I recently spent about 2hrs to learn rust-lang by following this guide - The Rust Programming Language.

I wrote down some notes and thoughts about the experiences.

This is the first part.

Install Rust on macOS X

$ curl –proto ‘=https’ –tlsv1.2 https://sh.rustup.rs -sSf | sh

The installation process was quite nice. Everything was quite smooth and fast ⚡️. Not quite sure if it was because I chose 1) which is the default installation.

In addition, the installation comes with local documentation which is really nice 👍.

$ rustup doc

Hello world!

Rust is an ahead-of-time compiled language, meaning you can compile a program and give the executable to someone else, and they can run it even without having Rust installed.

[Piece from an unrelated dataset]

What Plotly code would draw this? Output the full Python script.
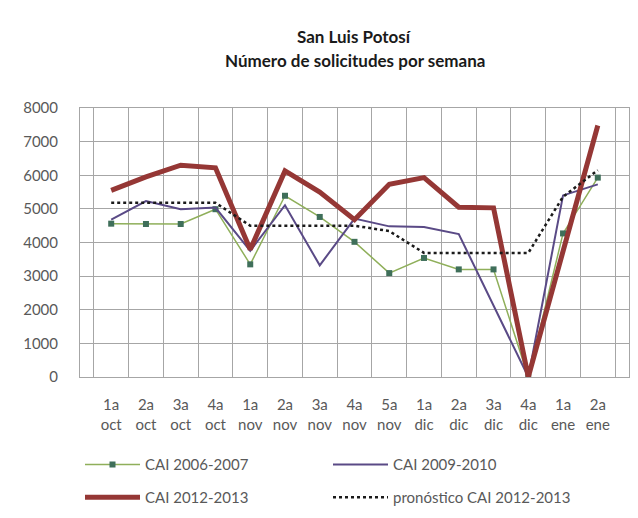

The first compilation took a bit of time, the following compilations were faster, even with the executable deleted from disk. The compilation must be incremental with some caching.

Shipped with cargo

The installation comes with cargo.

Cargo is Rust’s build system and package manager.

$ cargo new hello_cargo
$ cd hello_cargo

You’ll see that Cargo has generated two files and one directory for us: a Cargo.toml file and a src directory with a main.rs file inside.

It has also initialized a new Git repository along with a .gitignore file. Git files won’t be generated if you run cargo new within an existing Git repository; you can override this behavior by using cargo new –vcs=git.

As you can see the hello_cargo doesn’t have the git files because the folder is in side the repo of this notes.

The hello_cargo_vcs has the git files generated.

$ cargo new hello_cargo_vcs --vcs=git

note: I had to delete the ./git files otherwise git returns an error when adding files.

$ git add .
error: 'ch1/hello_cargo_vcs/' does not have a commit checked out
fatal: adding files failed
$ cargo build

Running cargo build for the first time also causes Cargo to create a new file at the top level: Cargo.lock. This file keeps track of the exact versions of dependencies in your project.

build + run

$ cargo run

Cargo figured out that the files hadn’t changed, so it just ran the binary. If you had modified your source code, Cargo would have rebuilt the project before running it,

Compile but doesn’t produce executable which makes this process faster.

$ cargo check

cargo check is much faster than cargo build, because it skips the step of producing an executable. If you’re continually checking your work while writing the code, using cargo check will speed up the process! As such, many Rustaceans run cargo check periodically as they write their program to make sure it compiles. Then they run cargo build when they’re ready to use the executable.

build: produces executable. check: doesn’t produce executable.

Key takeaways

Let’s recap what we’ve learned so far about Cargo:

  • We can build a project using cargo build.
  • We can build and run a project in one step using cargo run.
  • We can build a project without producing a binary to check for errors using cargo check.
  • Instead of saving the result of the build in the same directory as our code, Cargo stores it in the target/debug directory.

An additional advantage of using Cargo is that the commands are the same no matter which operating system you’re working on.

Release

cargo build --release to compile it with optimizations.

This command will create an executable in target/release instead of target/debug. The optimizations make your Rust code run faster, but turning them on lengthens the time it takes for your program to compile. This is why there are two different profiles: one for development, when you want to rebuild quickly and often, and another for building the final program you’ll give to a user that won’t be rebuilt repeatedly and that will run as fast as possible. If you’re benchmarking your code’s running time, be sure to run cargo build –release and benchmark with the executable in target/release.